## BEGIN
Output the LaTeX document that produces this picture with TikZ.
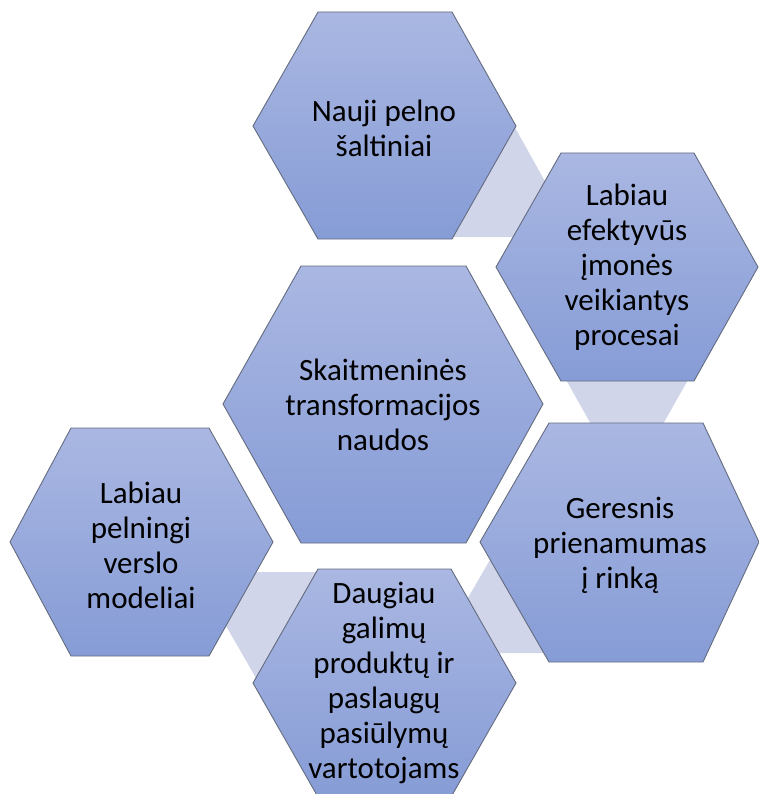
\documentclass[tikz,border=0pt]{standalone}
\usepackage{fontspec}
\setmainfont{Carlito}
\begin{document}
\begin{tikzpicture}[x=1pt,y=-1pt,
  hexcell/.style={draw=hexline, line width=0.9pt, line join=miter,
    top color=hextop, bottom color=hexbottom},
  linkband/.style={fill=bandfill, draw=none},
  celltext/.style={align=center, text=black,
    font=\fontsize{31}{35}\selectfont, inner sep=0pt}]
\definecolor{hextop}{RGB}{170,183,226}
\definecolor{hexbottom}{RGB}{134,156,214}
\definecolor{hexline}{RGB}{100,108,128}
\definecolor{bandfill}{RGB}{208,213,234}

\useasboundingbox (0,0) rectangle (759,794);
\clip (0,0) rectangle (759,794);

% light bands linking neighbouring cells (drawn first, behind the cells)
\path[linkband] (513,124) -- (576,237) -- (450,237) -- cycle;
\path[linkband] (565,378) -- (689,378) -- (627,488) -- cycle;
\path[linkband] (498,546) -- (562,653) -- (436,653) -- cycle;
\path[linkband] (195,572) -- (325,572) -- (260,685) -- cycle;

% hexagonal cells
\path[hexcell] (253,126) -- (318,12) -- (452,12) -- (516,126) -- (452,239) -- (318,239) -- cycle;
\path[hexcell] (496,267) -- (561,153) -- (694,153) -- (758,267) -- (694,381) -- (561,381) -- cycle;
\path[hexcell] (223,404) -- (301,266) -- (466,266) -- (543,404) -- (466,543) -- (301,543) -- cycle;
\path[hexcell] (480,542) -- (549,423) -- (703,423) -- (759,542) -- (703,662) -- (549,662) -- cycle;
\path[hexcell] (10,542) -- (71,428) -- (209,428) -- (273,542) -- (209,656) -- (71,656) -- cycle;
\path[hexcell] (253,683) -- (318,569) -- (451,569) -- (516,683) -- (451,797) -- (318,797) -- cycle;

% cell labels
\node[celltext] (pelnas)   at (384,128) {Nauji pelno\\šaltiniai};
\node[celltext] (procesai) at (627,267) {Labiau\\efektyvūs\\įmonės\\veikiantys\\procesai};
\node[celltext] (naudos)   at (383,405) {Skaitmeninės\\transformacijos\\naudos};
\node[celltext] (rinka)    at (620,545) {Geresnis\\prienamumas\\į rinką};
\node[celltext] (modeliai) at (141,545) {Labiau\\pelningi\\verslo\\modeliai};
\node[celltext] (produktai) at (384,683) {Daugiau\\galimų\\produktų ir\\paslaugų\\pasiūlymų\\vartotojams};
\end{tikzpicture}
\end{document}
## END
Skip every picture and return the lines above from the top through the one that contains "(318,797) -- cycle;".

Problem solution -
Output the LaTeX document that produces this picture with TikZ.
\documentclass[tikz,border=0pt]{standalone}
\usepackage{fontspec}
\setmainfont{Carlito}
\begin{document}
\begin{tikzpicture}[x=1pt,y=-1pt,
  hexcell/.style={draw=hexline, line width=0.9pt, line join=miter,
    top color=hextop, bottom color=hexbottom},
  linkband/.style={fill=bandfill, draw=none},
  celltext/.style={align=center, text=black,
    font=\fontsize{31}{35}\selectfont, inner sep=0pt}]
\definecolor{hextop}{RGB}{170,183,226}
\definecolor{hexbottom}{RGB}{134,156,214}
\definecolor{hexline}{RGB}{100,108,128}
\definecolor{bandfill}{RGB}{208,213,234}

\useasboundingbox (0,0) rectangle (759,794);
\clip (0,0) rectangle (759,794);

% light bands linking neighbouring cells (drawn first, behind the cells)
\path[linkband] (513,124) -- (576,237) -- (450,237) -- cycle;
\path[linkband] (565,378) -- (689,378) -- (627,488) -- cycle;
\path[linkband] (498,546) -- (562,653) -- (436,653) -- cycle;
\path[linkband] (195,572) -- (325,572) -- (260,685) -- cycle;

% hexagonal cells
\path[hexcell] (253,126) -- (318,12) -- (452,12) -- (516,126) -- (452,239) -- (318,239) -- cycle;
\path[hexcell] (496,267) -- (561,153) -- (694,153) -- (758,267) -- (694,381) -- (561,381) -- cycle;
\path[hexcell] (223,404) -- (301,266) -- (466,266) -- (543,404) -- (466,543) -- (301,543) -- cycle;
\path[hexcell] (480,542) -- (549,423) -- (703,423) -- (759,542) -- (703,662) -- (549,662) -- cycle;
\path[hexcell] (10,542) -- (71,428) -- (209,428) -- (273,542) -- (209,656) -- (71,656) -- cycle;
\path[hexcell] (253,683) -- (318,569) -- (451,569) -- (516,683) -- (451,797) -- (318,797) -- cycle;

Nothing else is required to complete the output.